The author of some of the foundational libertarian books (The Law) and concepts (broken window fallacy), Claude-Frédéric Bastiat was raised in a tumultuous time for the Church in France. He was a economic liberal but saw it as a means to the common good. He finally professed Christ on the eve of his passing. As New Advent reports:

 

A French economist, b. at Mugron, a small city in the Department of Landes, 29 June, 1801; d. at Rome, 24 December, 1850. He was the son of Pierre Bastiat, whose father had founded at Bayonne a business house that prospered in consequence of the franchise granted this port by the Treaty of Versailles, but ceased to flourish under the prohibitory regime of the Empire. The widely different effects of these two economic systems upon the fortunes of his family undoubtedly gave rise to Bastiat’s free-trade opinions. Left an orphan at the age of nine, he was brought up by his paternal grandfather and, after pursuing his studies at St. Sever and Sorèze, entered the business founded by his grandfather and then conducted by his uncle at Bayonne. Returning to Mugron in 1825, he inherited an extensive estate through the death of his grandfather, and subsequently devoted himself to farming. After the Revolution of 1830 he was appointed justice of the peace at Mugron and, being deeply interested in political economy, gave himself up to it with great earnestness and constituted himself the champion of commercial liberty. In 1841 he published his first essay “Le fisc et la vigne” and, apprised of the free-trade movement that Cobden was then directing in England, joined forces with him. In 1844, his article, “L’influence des tarifs anglais et francais” in the “Journal des Economistes” opened his way to fame. Then, appeared successively: “Sophismes économiques”, “Cobden et la ligue”, and several pamphlets, one of which, “Pétition des marchands de chandelles”, against the sun that interferes with the candle merchants’ trade, is a little masterpiece of verve and delicate irony. Elected to the Constituent Assembly in 1848, and then to the Legislative Assembly, he became the implacable enemy of socialism, against which he wrote: “Propriété et loi”, “Capital et rente”, “Justice et fraternité”, “Protectionisme et communisme”, and other treatises.

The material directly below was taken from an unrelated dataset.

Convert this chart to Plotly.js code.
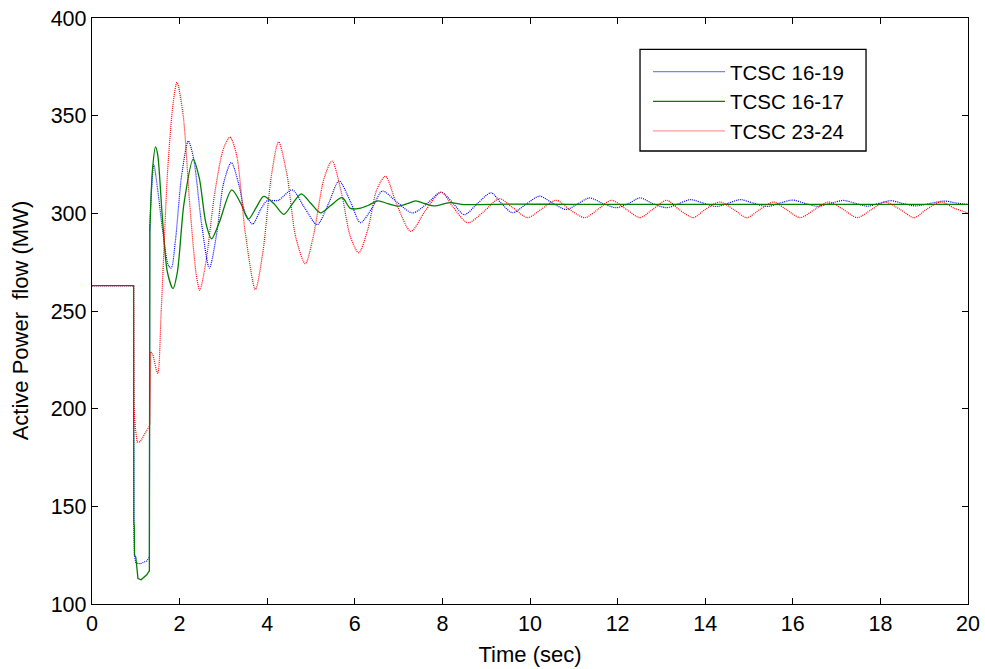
<!DOCTYPE html>
<html>
<head>
<meta charset="utf-8">
<script src="https://cdn.plot.ly/plotly-3.0.1.min.js"></script>
<style>
html,body{margin:0;padding:0;background:#fff;}
#chart{width:985px;height:669px;}
</style>
</head>
<body>
<div id="chart"></div>
<script>
// Series names
var seriesNames = ["TCSC 16-19", "TCSC 16-17", "TCSC 23-24"];

// TCSC 16-19 (blue, dotted): fault segment, then post-fault oscillation
var t1619Fault = [0, 0.95, 0.955, 0.97, 1.0, 1.1, 1.25, 1.31, 1.32];
var p1619Fault = [263, 263, 141, 125, 121, 120.6, 122, 124, 294];
var t1619Post = [1.32, 1.36, 1.41, 1.5, 1.62, 1.75, 1.81, 1.9, 2.05, 2.2, 2.32, 2.5, 2.68, 2.85, 3.0, 3.18, 3.35, 3.5, 3.67, 3.85, 4.0, 4.25, 4.57, 4.85, 5.14, 5.4, 5.64, 5.9, 6.13, 6.4, 6.63, 6.95, 7.32, 7.65, 7.97, 8.25, 8.5, 8.8, 9.11, 9.35, 9.6, 9.9, 10.22, 10.53, 10.83, 11.1, 11.36, 11.67, 11.97, 12.25, 12.51, 12.8, 13.12, 13.4, 13.66, 13.96, 14.26, 14.53, 14.8, 15.1, 15.41, 15.7, 16.0, 16.28, 16.56, 16.86, 17.16, 17.43, 17.7, 17.97, 18.24, 18.52, 18.8, 19.12, 19.45, 19.75, 20];
var p1619Post = [294, 312, 325, 312, 290, 273, 272, 285, 320, 337, 328, 295, 272, 290, 315, 326, 315, 300, 294.5, 302, 306.5, 306.6, 312, 303, 294.2, 305, 316.6, 306, 295.2, 303, 311.4, 306, 300.2, 305, 310.8, 305, 299.3, 305, 310.5, 305, 300.3, 304.5, 308.8, 305, 302, 305, 307.9, 305, 302.9, 305, 307.9, 305, 302.9, 305, 307, 305.2, 303.5, 305.2, 307, 305.2, 303.5, 305.2, 306.8, 305.1, 303.6, 305.1, 306.6, 305.1, 303.7, 305.1, 306.5, 305, 303.8, 305, 306.3, 305.2, 304.5];

// TCSC 16-17 (green, solid)
var t1617Fault = [0, 0.95, 0.955, 0.965, 0.97, 1.0, 1.05, 1.12, 1.25, 1.31, 1.32];
var p1617Fault = [263, 263, 141.5, 140, 125, 124, 113, 112.4, 115, 117, 290.5];
var t1617Post = [1.32, 1.38, 1.45, 1.5, 1.6, 1.72, 1.85, 1.95, 2.1, 2.31, 2.45, 2.6, 2.73, 2.9, 3.19, 3.4, 3.57, 3.75, 3.92, 4.15, 4.38, 4.58, 4.78, 5.0, 5.22, 5.45, 5.71, 5.9, 6.1, 6.3, 6.53, 6.75, 6.99, 7.2, 7.39, 7.6, 7.81, 8.17, 8.5, 9.5, 11, 13, 15, 17, 19, 20];
var p1617Post = [290.5, 322, 334, 330, 300, 270, 261.5, 270, 305, 327.8, 318, 295, 287, 295, 312, 305, 297, 303, 308.7, 305, 299.5, 305, 310, 305, 300.2, 304, 308, 302.5, 302.5, 304, 306.4, 305, 303.7, 305, 306.4, 305, 303.8, 305.5, 304.5, 304.7, 304.6, 304.6, 304.6, 304.6, 304.6, 304.6];

// TCSC 23-24 (red, dotted)
var t2324Fault = [0, 0.95, 0.955, 0.99, 1.03, 1.1, 1.2, 1.31, 1.32, 1.34];
var p2324Fault = [263, 263, 201.5, 190, 183, 183, 187, 191, 192.4, 229];
var t2324Post = [1.34, 1.38, 1.5, 1.58, 1.73, 1.85, 1.94, 2.08, 2.23, 2.38, 2.46, 2.6, 2.8, 3.0, 3.15, 3.3, 3.5, 3.73, 3.9, 4.1, 4.26, 4.45, 4.65, 4.87, 5.05, 5.3, 5.48, 5.7, 5.9, 6.09, 6.3, 6.5, 6.7, 6.95, 7.28, 7.6, 7.97, 8.25, 8.58, 8.95, 9.3, 9.6, 9.95, 10.25, 10.6, 10.9, 11.25, 11.55, 11.86, 12.2, 12.51, 12.8, 13.12, 13.4, 13.73, 14.0, 14.33, 14.65, 14.95, 15.25, 15.56, 15.85, 16.17, 16.5, 16.82, 17.15, 17.47, 17.8, 18.1, 18.45, 18.77, 19.05, 19.38, 19.7, 20];
var p2324Post = [229, 228, 218, 250, 323, 356, 367, 350.5, 305, 268.7, 260.6, 275, 310, 333, 339, 330, 290, 261, 280, 320, 336.6, 320, 288, 274.2, 288, 318, 326.8, 310, 288, 279.8, 292, 312, 319, 305, 290.8, 301, 310.8, 303, 295.2, 301, 307.5, 303, 297.8, 302, 306.7, 302, 297.8, 302, 306.7, 302, 297.8, 302, 306.7, 302, 297.8, 302, 305.8, 302, 297.8, 302, 305.8, 302, 297.8, 302, 305.8, 302, 297.8, 302, 305.8, 302, 297.8, 302, 305.8, 302.5, 300.2];

// Axis ticks
var xTicks = [0, 2, 4, 6, 8, 10, 12, 14, 16, 18, 20];
var yTicks = [100, 150, 200, 250, 300, 350, 400];
var xTitle = "Time (sec)";
var yTitle = "Active Power  flow (MW)";

var font = "Liberation Sans, Arial, sans-serif";

var blueLine = {color: "#0000ff", width: 1.2, dash: "1px,1px"};
var greenLine = {color: "#008000", width: 1.3};
var redLine = {color: "#ff0000", width: 1.2, dash: "1px,1px"};
// legend sample styles (the dotted lines look like light solid lines in the key)
var legendStyles = [
  {color: "#8080ff", width: 1.3},
  {color: "#008000", width: 1.3},
  {color: "#ff9a9a", width: 1.3}
];

function seg(x, y, name, line, smooth) {
  var l = Object.assign({}, line);
  if (smooth) { l.shape = "spline"; l.smoothing = 0.8; } else { l.shape = "linear"; }
  return {x: x, y: y, name: name, type: "scatter", mode: "lines",
          showlegend: false, line: l};
}

var traces = [
  seg(t1619Post, p1619Post, seriesNames[0], blueLine, true),
  seg(t1617Post, p1617Post, seriesNames[1], greenLine, true),
  seg(t2324Post, p2324Post, seriesNames[2], redLine, true),
  seg(t1619Fault, p1619Fault, seriesNames[0], blueLine, false),
  seg(t1617Fault, p1617Fault, seriesNames[1], greenLine, false),
  seg(t2324Fault, p2324Fault, seriesNames[2], redLine, false)
];
// legend key entries
seriesNames.forEach(function (n, i) {
  traces.push({x: [null], y: [null], name: n, type: "scatter", mode: "lines",
               showlegend: true, line: legendStyles[i]});
});

var layout = {
  width: 985, height: 669,
  margin: {l: 92, r: 17, t: 18, b: 65},
  paper_bgcolor: "#ffffff", plot_bgcolor: "#ffffff",
  font: {family: font, size: 21.5, color: "#000"},
  showlegend: true,
  legend: {
    x: 0.6347, y: 0.9423, xanchor: "left", yanchor: "top",
    borderwidth: 0, bgcolor: "rgba(0,0,0,0)",
    font: {family: font, size: 20.5, color: "#000"},
    itemwidth: 72, traceorder: "normal"
  },
  shapes: [{
    type: "rect", xref: "paper", yref: "paper",
    x0: 0.6256, x1: 0.8836, y0: 0.773, y1: 0.9466,
    line: {color: "#000", width: 1.3}, fillcolor: "#ffffff", layer: "below"
  }],
  annotations: [{
    text: yTitle, xref: "paper", yref: "paper", x: -0.0822, y: 0.484,
    xanchor: "center", yanchor: "middle", textangle: -90, showarrow: false,
    font: {family: font, size: 22, color: "#000"}
  }],
  xaxis: {
    range: [0, 20], tickvals: xTicks, ticktext: xTicks.map(String),
    showgrid: false, zeroline: false, showline: true, linecolor: "#000", linewidth: 1.2,
    mirror: "ticks", ticks: "inside", ticklen: 6, tickcolor: "#000", tickwidth: 1,
    tickfont: {family: font, size: 21.5, color: "#000"},
    title: {text: xTitle, font: {family: font, size: 22, color: "#000"}, standoff: 11}
  },
  yaxis: {
    range: [100, 400], tickvals: yTicks, ticktext: yTicks.map(String),
    showgrid: false, zeroline: false, showline: true, linecolor: "#000", linewidth: 1.2,
    mirror: "ticks", ticks: "inside", ticklen: 6, tickcolor: "#000", tickwidth: 1,
    tickfont: {family: font, size: 21.5, color: "#000"}
  }
};

Plotly.newPlot("chart", traces, layout, {staticPlot: true, displayModeBar: false});
</script>
</body>
</html>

In 1849 he published “Harmonies économiques”, which the illness that had already undermined his health prevented him from finishing.Bastiat belonged to the Liberal school and enunciated its principles on the following liens: “Let men work, trade, learn, form partnerships, act and react upon one another, since according to the decrees of Providence, naught save order, harmony, and progress can spring from their intelligent spontaneity”. (Harmonies, p. 12.) Of a sincere and generous nature he was fitted to understand and defend Catholic truth; but the prejudices in the midst of which he lived kept him aloof from the Faith until the very eve of his death. It was in Rome that his eyes were opened to the light of Catholicism, and Prodhon, his enemy, says that in his last hour Bastiat cried out with Polyeucte: “I see, I know, I believe; I am a Christian”. Some time before his death he declared that if God would but grant him a new lease of life he would devoted his energy to the development of Christian harmony and political economy, but he did not live to fulfill his vow. Bastiat’s complete works were published by Guillaumin (Paris, 1854, 1872).